Typically, they are the ones you run to when you have heartaches and just want to pour your sadness to make you feel better.
When I was still a dumb naïve kid (not that there's any changes today) My first world problem is making friends with anyone. You see even when I was still a small potato looking kid, I have troubles in socializing. Either I say something awkward or talk gibberish and noncoherent things. That's why my bff's in Grade 2 was my bff's till Grade 6 (I have long lasting relationships thanks to my awkward persona) I really treasured all my memories with them and even if we don't talk as much as we do before, you girls will always have a special place in my heart. *winks*
Then there's high school ...
I have different set of friends every year. Most of them became my closest friends because they sit next to me or they approached my sorry ass first.
And then I met Princess, Christy, and Kerly (my mains! ) Though we were classmates since freshmen years it was not until sophomore were we decided to hit it off and let me tell you, its one of the best decisions I've ever made.
You might think "This is a blog about friendship right?" No, no its not. *Evil Laugh*
This is actually about HOW BEING DEPENDENT TO SOMEONE IS A BIG NO NO NO.
C'mon, I know you feel the same. When your close friends aren't around don't you just feel lonely and left out? You probably experienced that one. That's the problem right there. Too much dependency on someone can create a big problem in the near future. Being closed to someone is somehow okay, but being attached too much to the point where you seek for them always 24/7 is nothing but trouble. Call me a Grinch or what for looking at this matter in a pessimistic way, but I actually experiences this OFTEN.
Well, this gurl wont just create a lengthy rant if I don't feel this crap.

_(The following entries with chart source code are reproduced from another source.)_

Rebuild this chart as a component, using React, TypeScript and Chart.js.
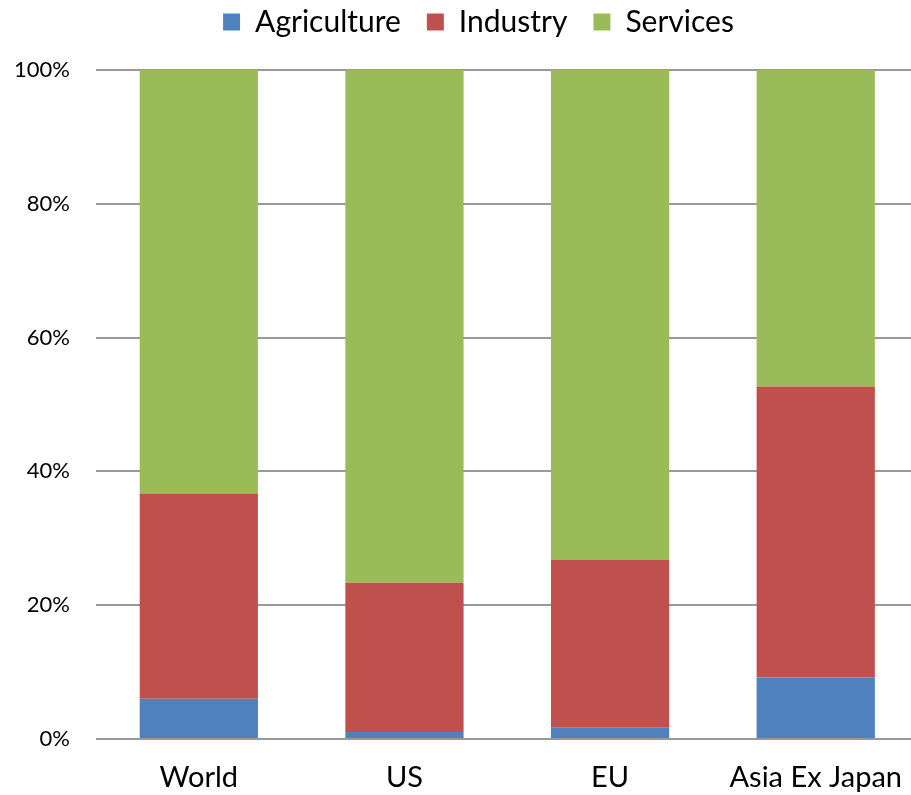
import React, { useEffect, useRef } from "react";
import { Chart, registerables } from "chart.js";

Chart.register(...registerables);

const categories = ["World", "US", "EU", "Asia Ex Japan"];
const agriculture = [6.0, 1.05, 1.75, 9.2];
const industry = [30.7, 22.3, 25.0, 43.5];
const services = [63.3, 76.65, 73.25, 47.3];
const yTicks = [0, 20, 40, 60, 80, 100];

const FONT = "Lato, 'Open Sans', sans-serif";

const legendTweak = {
  id: "legendTweak",
  beforeInit(chart: any) {
    const lg = chart.legend;
    if (!lg) return;
    const orig = lg.fit;
    lg.fit = function () {
      orig.call(lg);
      lg.height = 70;
    };
  },
  afterLayout(chart: any) {
    const lg = chart.legend;
    if (!lg) return;
    lg.left += 17;
    lg.right += 17;
    lg.top -= 19;
    lg.bottom -= 19;
  },
};

export default function App() {
  const ref = useRef<HTMLCanvasElement | null>(null);

  useEffect(() => {
    if (!ref.current) return;
    const chart = new Chart(ref.current, {
      type: "bar",
      data: {
        labels: categories,
        datasets: [
          { label: "Agriculture", data: agriculture, backgroundColor: "#4F81BD" },
          { label: "Industry", data: industry, backgroundColor: "#C0504D" },
          { label: "Services", data: services, backgroundColor: "#9BBB59" },
        ],
      },
      plugins: [legendTweak],
      options: {
        animation: false,
        responsive: false,
        maintainAspectRatio: false,
        layout: { padding: { top: 0, right: 0, bottom: 0, left: 0 } },
        datasets: {
          bar: { categoryPercentage: 1, barPercentage: 0.575 },
        },
        plugins: {
          legend: {
            position: "top",
            labels: {
              boxWidth: 17,
              boxHeight: 17,
              padding: 26,
              color: "#000",
              font: { family: FONT, size: 30 },
            },
          },
          tooltip: { enabled: false },
        },
        scales: {
          x: {
            stacked: true,
            afterFit: (scale: any) => {
              scale.height = 56;
            },
            grid: { display: false, drawTicks: false },
            border: { display: false },
            ticks: { color: "#000", padding: 21, font: { family: FONT, size: 29 } },
          },
          y: {
            stacked: true,
            min: 0,
            max: 100,
            afterBuildTicks: (scale: any) => {
              scale.ticks = yTicks.map((v) => ({ value: v }));
            },
            afterFit: (scale: any) => {
              scale.width = 96;
            },
            grid: { color: "#999999", lineWidth: 2, drawTicks: false },
            border: { display: false },
            ticks: {
              color: "#000",
              padding: 26,
              font: { family: FONT, size: 22 },
              callback: (v: any) => v + "%",
            },
          },
        },
      },
    });
    return () => chart.destroy();
  }, []);

  return (
    <div style={{ position: "fixed", left: 0, top: 0, width: 911, height: 795, overflow: "hidden", background: "#fff" }}>
      <canvas ref={ref} width={923} height={795} style={{ width: 923, height: 795, display: "block" }} />
    </div>
  );
}
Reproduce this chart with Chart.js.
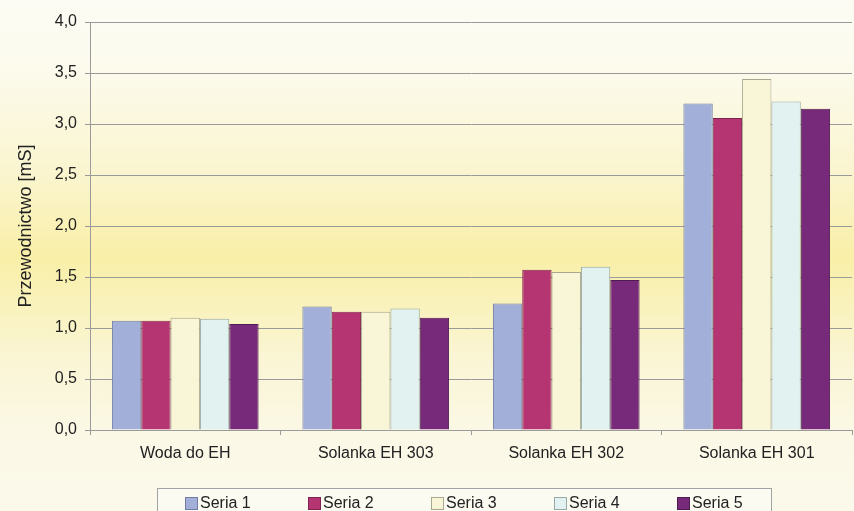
<!DOCTYPE html>
<html>
<head>
<meta charset="utf-8">
<script src="https://cdn.jsdelivr.net/npm/chart.js@4/dist/chart.umd.min.js"></script>
<style>
  html, body { margin: 0; padding: 0; background: #fbf9ec; }
  #wrap { width: 854px; height: 511px; }
  canvas { display: block; }
</style>
</head>
<body>
<div id="wrap"><canvas id="chart" width="854" height="511"></canvas></div>
<script>
// Conductivity per sample type, five measurement series
const categories = ['Woda do EH', 'Solanka EH 303', 'Solanka EH 302', 'Solanka EH 301'];
const seriesNames = ['Seria 1', 'Seria 2', 'Seria 3', 'Seria 4', 'Seria 5'];
const seria1 = [1.07, 1.21, 1.24, 3.20];
const seria2 = [1.07, 1.16, 1.57, 3.06];
const seria3 = [1.10, 1.16, 1.55, 3.44];
const seria4 = [1.09, 1.19, 1.60, 3.22];
const seria5 = [1.04, 1.10, 1.47, 3.15];
const yTicks = [0, 0.5, 1.0, 1.5, 2.0, 2.5, 3.0, 3.5, 4.0];
const yTitle = 'Przewodnictwo [mS]';

const seriesValues = [seria1, seria2, seria3, seria4, seria5];
const fills   = ['#a2b0d9', '#b43572', '#f8f6d6', '#e1f2f1', '#772a7a'];
const borders = ['#707ca4', '#7e2450', '#a9a78f', '#97a8a6', '#4f1c52'];

const FONT = "'Liberation Sans', Arial, sans-serif";

// Soft cream-to-yellow backdrop behind the whole figure
const backdrop = {
  id: 'backdrop',
  beforeDraw(chart) {
    const { ctx, width, height } = chart;
    const g = ctx.createLinearGradient(0, 0, 0, height);
    g.addColorStop(0.00, '#fdfcf4');
    g.addColorStop(0.12, '#fcfbee');
    g.addColorStop(0.34, '#faf5cf');
    g.addColorStop(0.50, '#f9efa8');
    g.addColorStop(0.56, '#f9f1b4');
    g.addColorStop(0.70, '#faf5d4');
    g.addColorStop(0.85, '#fbf8e6');
    g.addColorStop(1.00, '#fbf9ea');
    ctx.save();
    ctx.fillStyle = g;
    ctx.fillRect(0, 0, width, height);
    ctx.restore();
  }
};

// Boxed legend along the bottom edge
const boxedLegend = {
  id: 'boxedLegend',
  afterDraw(chart) {
    const { ctx } = chart;
    const left = 157, top = 488, right = 771;
    ctx.save();
    ctx.fillStyle = '#fcfbf2';
    ctx.fillRect(left, top, right - left, 40);
    ctx.strokeStyle = '#a3a3a3';
    ctx.lineWidth = 1;
    ctx.strokeRect(left + 0.5, top + 0.5, right - left, 40);
    ctx.font = '16px ' + FONT;
    ctx.textBaseline = 'middle';
    ctx.textAlign = 'left';
    chart.data.datasets.forEach((ds, i) => {
      const x = 185 + i * 123;
      ctx.fillStyle = ds.backgroundColor;
      ctx.fillRect(x, 497, 12, 12);
      ctx.strokeStyle = ds.borderColor;
      ctx.strokeRect(x + 0.5, 497.5, 12, 12);
      ctx.fillStyle = '#222';
      ctx.fillText(ds.label, x + 15, 504);
    });
    ctx.restore();
  }
};

new Chart(document.getElementById('chart'), {
  type: 'bar',
  data: {
    labels: categories,
    datasets: seriesNames.map((name, i) => ({
      label: name,
      data: seriesValues[i],
      backgroundColor: fills[i],
      borderColor: borders[i],
      borderWidth: 1,
      categoryPercentage: 0.77,
      barPercentage: 1.0
    }))
  },
  options: {
    responsive: false,
    animation: false,
    devicePixelRatio: 1,
    layout: { padding: { top: 22, right: 2, left: 0, bottom: 0 } },
    plugins: {
      legend: { display: false },
      tooltip: { enabled: false }
    },
    scales: {
      x: {
        grid: {
          drawOnChartArea: false,
          drawTicks: true,
          tickLength: 5,
          color: '#9a9a9a',
          offset: true
        },
        border: { color: '#9a9a9a', width: 1 },
        ticks: {
          color: '#222',
          font: { family: FONT, size: 16 },
          padding: 9,
          maxRotation: 0
        },
        afterFit(scale) { scale.height = 81; }
      },
      y: {
        min: 0,
        max: 4,
        afterBuildTicks(scale) { scale.ticks = yTicks.map(v => ({ value: v })); },
        grid: {
          color: '#9a9a9a',
          tickLength: 5,
          drawTicks: true
        },
        border: { color: '#9a9a9a', width: 1 },
        ticks: {
          color: '#222',
          font: { family: FONT, size: 16 },
          padding: 8,
          callback: v => v.toFixed(1).replace('.', ',')
        },
        title: {
          display: true,
          text: yTitle,
          color: '#222',
          font: { family: FONT, size: 18 },
          padding: { top: 15, bottom: 0 }
        },
        afterFit(scale) { scale.width = 90; }
      }
    }
  },
  plugins: [backdrop, boxedLegend]
});
</script>
</body>
</html>
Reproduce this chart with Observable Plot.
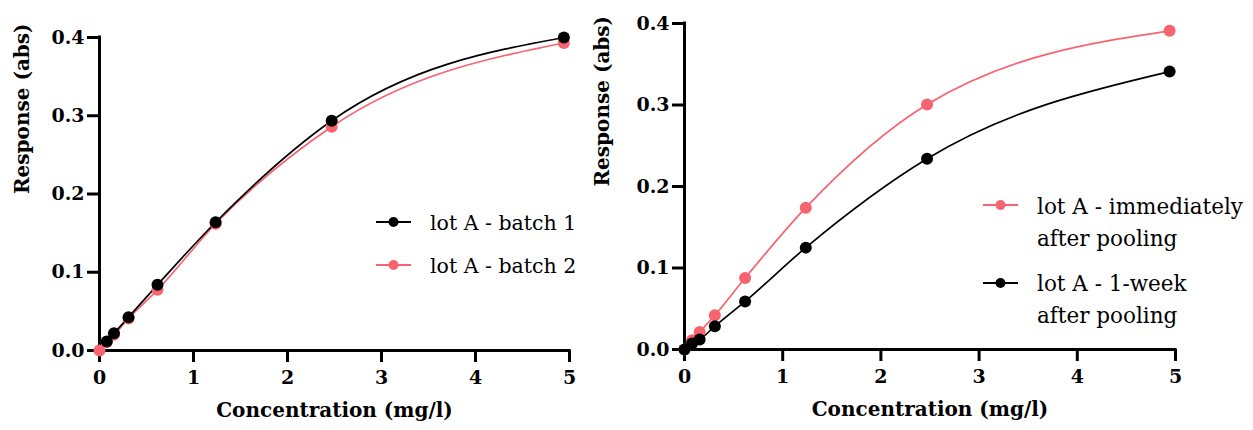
<!DOCTYPE html>
<html>
<head>
<meta charset="utf-8">
<script src="https://cdn.jsdelivr.net/npm/d3@7"></script>
<script src="https://cdn.jsdelivr.net/npm/@observablehq/plot@0.6"></script>
<style>
  html, body { margin: 0; padding: 0; background: #fff; }
  #wrap { position: relative; width: 1253px; height: 430px; overflow: hidden; }
  #wrap > svg, #wrap > figure { position: absolute; top: 0; margin: 0; }
</style>
</head>
<body>
<div id="wrap"></div>
<script>
// ---------- data ----------
const xTicks = [0, 1, 2, 3, 4, 5];
const yTicks = [0, 0.1, 0.2, 0.3, 0.4];
const xTitle = "Concentration (mg/l)";
const yTitle = "Response (abs)";

// left panel
const leftNames = ["lot A - batch 1", "lot A - batch 2"];
const batch1Conc = [0.077, 0.154, 0.309, 0.617, 1.235, 2.47, 4.94];
const batch1Resp = [0.0115, 0.022, 0.0426, 0.0839, 0.1639, 0.2937, 0.400];
const batch2Conc = [0, 0.077, 0.154, 0.309, 0.617, 1.235, 2.47, 4.94];
const batch2Resp = [0, 0.011, 0.020, 0.041, 0.0775, 0.162, 0.286, 0.393];

// right panel
const rightNames = [["lot A - immediately", "after pooling"], ["lot A - 1-week", "after pooling"]];
const immConc = [0, 0.077, 0.154, 0.309, 0.617, 1.235, 2.47, 4.94];
const immResp = [0, 0.0114, 0.0215, 0.042, 0.0877, 0.174, 0.3007, 0.391];
const weekConc = [0, 0.077, 0.154, 0.309, 0.617, 1.235, 2.47, 4.94];
const weekResp = [0, 0.0073, 0.0122, 0.0285, 0.059, 0.125, 0.234, 0.341];

// ---------- styles ----------
const FONT = "'DejaVu Serif', 'Liberation Serif', serif";
const PINK = "#f7636e";
const BLACK = "#000000";

const rows = (xs, ys) => xs.map((x, i) => ({x, y: ys[i]}));

function panel({width, marginLeft, marginRight, marginTop, marginBottom, series, yTitleDx}) {
  const marks = [
    Plot.axisY({ticks: yTicks, tickFormat: d3.format(".1f"), tickSize: 12, tickPadding: 3,
      strokeWidth: 3, fontSize: 19, fontWeight: "bold", label: null}),
    Plot.axisX({ticks: xTicks, tickFormat: d3.format("d"), tickSize: 12, tickPadding: 8,
      strokeWidth: 3, fontSize: 19, fontWeight: "bold", label: null}),
    Plot.ruleY([0], {stroke: BLACK, strokeWidth: 3, strokeLinecap: "square"}),
    Plot.ruleX([0], {stroke: BLACK, strokeWidth: 3, strokeLinecap: "square"})
  ];
  for (const s of series) {
    marks.push(Plot.line(s.data, {x: "x", y: "y", stroke: s.color, strokeWidth: 1.7, curve: "monotone-x"}));
  }
  for (const s of series) {
    marks.push(Plot.dot(s.data, {x: "x", y: "y", r: 6, fill: s.color, stroke: "none"}));
  }
  marks.push(Plot.text([xTitle], {frameAnchor: "bottom", dy: 66, fontSize: 20, fontWeight: "bold", fill: BLACK}));
  marks.push(Plot.text([yTitle], {frameAnchor: "left", dx: yTitleDx, rotate: -90, fontSize: 20, fontWeight: "bold", fill: BLACK}));
  return Plot.plot({
    width, height: 430, marginLeft, marginRight, marginTop, marginBottom,
    x: {domain: [0, 5]},
    y: {domain: [0, 0.4]},
    style: {fontFamily: FONT, background: "transparent", overflow: "visible", color: BLACK},
    marks
  });
}

const wrap = document.getElementById("wrap");

const left = panel({
  width: 600, marginLeft: 99, marginRight: 31, marginTop: 37, marginBottom: 80, yTitleDx: -77,
  series: [
    {data: rows(batch2Conc, batch2Resp), color: PINK},
    {data: rows(batch1Conc, batch1Resp), color: BLACK}
  ]
});
left.style.left = "0px";
wrap.appendChild(left);

const right = panel({
  width: 653, marginLeft: 84, marginRight: 78, marginTop: 23, marginBottom: 81, yTitleDx: -82,
  series: [
    {data: rows(immConc, immResp), color: PINK},
    {data: rows(weekConc, weekResp), color: BLACK}
  ]
});
right.style.left = "600px";
wrap.appendChild(right);

// ---------- legends (overlay) ----------
const ov = d3.select(wrap).append("svg")
  .attr("width", 1253).attr("height", 430)
  .style("left", "0px").style("pointer-events", "none")
  .style("font-family", FONT);

function legendItem({x, yLine, baselines, lines, color, size}) {
  const g = ov.append("g");
  g.append("line").attr("x1", x).attr("x2", x + 35).attr("y1", yLine).attr("y2", yLine)
    .attr("stroke", color).attr("stroke-width", 2);
  g.append("circle").attr("cx", x + 17.5).attr("cy", yLine).attr("r", 5).attr("fill", color);
  lines.forEach((t, i) => {
    g.append("text").attr("x", x + 54).attr("y", baselines[i])
      .attr("font-size", size).attr("fill", BLACK).text(t);
  });
}

legendItem({x: 376, yLine: 222, baselines: [230], lines: [leftNames[0]], color: BLACK, size: 20.5});
legendItem({x: 376, yLine: 265, baselines: [273], lines: [leftNames[1]], color: PINK, size: 20.5});
legendItem({x: 983, yLine: 205, baselines: [214, 246], lines: rightNames[0], color: PINK, size: 21.5});
legendItem({x: 983, yLine: 283, baselines: [291, 323], lines: rightNames[1], color: BLACK, size: 21.5});
</script>
</body>
</html>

I get so attached and then left alone. ugh that's the worst part there
Its not their fault actually. They didn't ask me to be dependent to them, its a freewill. I often feel this to my friends before. When they turned down my invitations, when they don't show up to our plans; when they decided to skip class and leave me. I get so heartbroken and betrayed and it was not until today where I realize that being too dependent to someone is not the smartest thing to do.
You're so used with their company that you cant just Imagine a life ALONE. Where in the end its only yourself you can depend on because people come and go. You are born on this world alone and guess what? You die alone.
I hate the idea that someone has the power to change my mood in 360 because of their behavior towards me.